- Sara Marcus: Chris Cornell's version of white masculinity was emotive, self-castigating, with softened edges but still edgy
- Does it still have a place in Trump's America? she asks
Sara Marcus is an essayist and critic. She is the author of the book "Girls to the Front" (Harper Perennial, 2010), a critical and cultural history of the 1990s punk-feminist movement riot grrrl. The views expressed in this commentary are solely hers.
What I remember best about Cornell was that even though my friend Jordan was straight, he was gay for Chris Cornell and he wanted everyone to know it.
In our basement Hebrew School classroom in suburban Maryland in the early 1990s, he inked the Soundgarden logo on the rubber sides of his canvas Converse high-tops and demonstratively kissed pictures of Cornell that ran in Spin and Rolling Stone.
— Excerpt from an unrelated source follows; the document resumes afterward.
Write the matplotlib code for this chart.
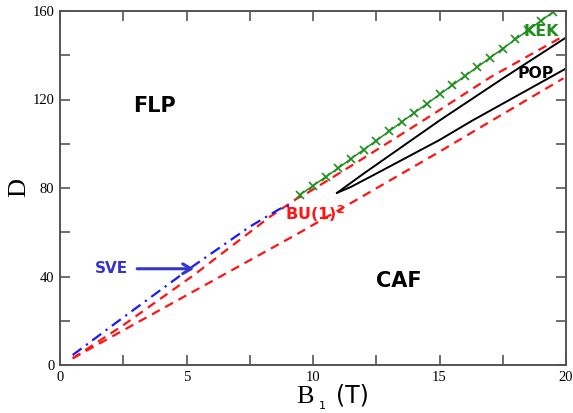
import matplotlib
matplotlib.use("Agg")
import matplotlib.pyplot as plt
from matplotlib.ticker import MultipleLocator

# phase boundary lines
sve_x = [0.5, 2.5, 5.3, 7.5, 8.6, 8.85, 9.1]
sve_y = [4.5, 21.5, 45.0, 62.5, 70.0, 71.5, 72.0]

red_up_x = [0.5, 2.5, 5.27, 8.3, 9.4, 9.6, 12.0, 14.7, 17.0, 19.8]
red_up_y = [3.0, 18.0, 40.5, 67.0, 75.5, 76.5, 93.5, 113.0, 130.0, 148.0]

red_lo_x = [0.5, 5.0, 9.5, 11.5, 15.0, 17.0, 19.9]
red_lo_y = [3.0, 31.5, 60.0, 73.2, 96.4, 110.0, 129.6]

kek_x = [9.5, 10.0, 10.5, 11.0, 11.5, 12.0, 12.5, 13.0, 13.5, 14.0, 14.5,
         15.0, 15.5, 16.0, 16.5, 17.0, 17.5, 18.0, 18.5, 19.0, 19.5]
kek_y = [77.0, 81.0, 85.0, 89.0, 93.2, 97.3, 101.4, 105.6, 109.8, 114.0, 118.0,
         122.3, 126.4, 130.6, 134.7, 138.9, 143.0, 147.2, 151.3, 155.5, 159.6]

pop_up_x = [10.95, 12.0, 13.0, 15.0, 17.5, 20.0]
pop_up_y = [77.8, 86.5, 94.5, 110.5, 129.5, 148.0]

pop_lo_x = [10.95, 11.5, 12.5, 15.0, 16.3, 20.0]
pop_lo_y = [77.8, 80.5, 86.5, 101.7, 110.5, 134.0]

RED = "#ff1414"
BLUE = "#1a1aff"
GREEN = "#1f8f1f"
SERIF = "Liberation Serif"

fig = plt.figure(figsize=(5.73, 4.13), dpi=100)
ax = fig.add_axes([60 / 573, 1 - 365 / 413, 506 / 573, 354 / 413])

ax.plot(red_lo_x, red_lo_y, color=RED, lw=1.6, ls=(0, (4, 2.8)))
ax.plot(red_up_x, red_up_y, color=RED, lw=1.6, ls=(0, (4, 2.8)))
ax.plot(sve_x, sve_y, color=BLUE, lw=1.6, ls=(0, (5, 2.5, 1, 2.5)))
ax.plot(pop_up_x, pop_up_y, color="black", lw=1.4)
ax.plot(pop_lo_x, pop_lo_y, color="black", lw=1.4)
ax.plot(kek_x, kek_y, color=GREEN, lw=1.1, marker="x", ms=6, mew=1.2)

ax.set_xlim(0, 20)
ax.set_ylim(0, 160)
ax.xaxis.set_major_locator(MultipleLocator(5))
ax.xaxis.set_minor_locator(MultipleLocator(2.5))
ax.yaxis.set_major_locator(MultipleLocator(40))
ax.yaxis.set_minor_locator(MultipleLocator(20))
ax.tick_params(which="both", direction="in", top=True, right=True,
               color="#555555", width=1.2, length=7)
ax.tick_params(axis="x", pad=4)
ax.tick_params(axis="y", pad=4)
for lab in ax.get_xticklabels() + ax.get_yticklabels():
    lab.set_fontfamily(SERIF)
    lab.set_fontsize(10.5)
for sp in ax.spines.values():
    sp.set_color("#555555")
    sp.set_linewidth(1.4)

# region labels
bold = dict(fontfamily="DejaVu Sans", fontweight="bold")
ax.text(3.73, 117, "FLP", fontsize=15, ha="center", va="center", color="black", **bold)
ax.text(13.38, 38, "CAF", fontsize=15, ha="center", va="center", color="black", **bold)
ax.text(2.04, 43.6, "SVE", fontsize=11, ha="center", va="center", color="#3535cc", **bold)
ax.text(19.0, 150.7, "KEK", fontsize=11.3, ha="center", va="center", color=GREEN, **bold)
ax.text(18.8, 131.8, "POP", fontsize=11.3, ha="center", va="center", color="black", **bold)
ax.text(8.9, 65.5, r"BU(1)$^\mathbf{2}$", fontsize=11.5, ha="left", va="baseline",
        color=RED, **bold)
ax.annotate("", xy=(5.3, 43.5), xytext=(3.05, 43.5),
            arrowprops=dict(arrowstyle="->,head_length=0.6,head_width=0.35",
                            color="#3535cc", lw=2.2, shrinkA=0, shrinkB=0))

# axis titles
fig.text(19 / 573, 1 - 187 / 413, "D", fontfamily=SERIF, fontsize=19,
         rotation=90, ha="center", va="center")
fig.text(305 / 573, 1 - 403 / 413, "B", fontfamily=SERIF, fontsize=19,
         ha="center", va="baseline")
fig.text(322 / 573, 1 - 401 / 413, "1", fontfamily="DejaVu Sans", fontsize=8,
         ha="center", va="top")
fig.text(352 / 573, 1 - 403 / 413, "(T)", fontfamily="DejaVu Sans", fontsize=17,
         ha="center", va="baseline")

fig.savefig("out.png", dpi=100)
I, meanwhile, was observing the whole grunge phenomenon from a bemused distance. My tape collection was morphing from Indigo Girls and Ani DiFranco to louder, but still explicitly political, fare: Bikini Kill, Bratmobile, Hole, and DC hometown heroes Fugazi. Grunge just wasn't my jam. But it was Jordan's.
So Cornell was significant to me, even then, not so much for his work as a singer as for the sort of '90s white masculinity he performed, sold and embodied. He had that long, well-tended hair, those delicate facial features, those sung flatted fifths and "whooo-ooo-ooo-ooo"s that telegraphed a decided sincerity. He could sing, remorseful and unsneering, as he did in "Fell on Black Days": "Whomsoever I've cured, I've sickened now/And whomsoever I've cradled, I've put you down ... I'm only faking when I get it right." Cornell sang that song in his final performance in Detroit. He was the kind of man Jordan — and other introspective, straight-but-not-narrow guys coming of age in the 1990s — could love, and that love helped inspire them to break old rules of masculinity.
My partner unearthed an old Soundgarden CD recently, and when we played it through our open car windows while driving around our new home of South Bend, Indiana, listening to it felt like a countercultural act. I can't imagine a song like "Hunger Strike," which Cornell wrote and sang with his short-lived supergroup Temple of the Dog, reaching the top 10 today, with the line "I can't feed on the powerless when my cup's already overfilled." Taking more than you need from people who have nothing: That's what Americans these days call winning. Does Cornell's version of white masculinity — emotive, self-castigating, softened edges but still edgy — still have a place in Trump's America?
In the '90s, I often heard feminists dismissing grunge as a cosmetic update on the age-old sexist dudeocracy of rock 'n' roll — David Lee Roth with a less feathered coif. I shared that view myself, for a while. But if another Chris Cornell were to emerge today, to inspire a new generation of guys to acknowledge their anger and their vulnerability, their capacity for love and humility, I wouldn't turn up my nose at him. Come on in, I'd say. We need you.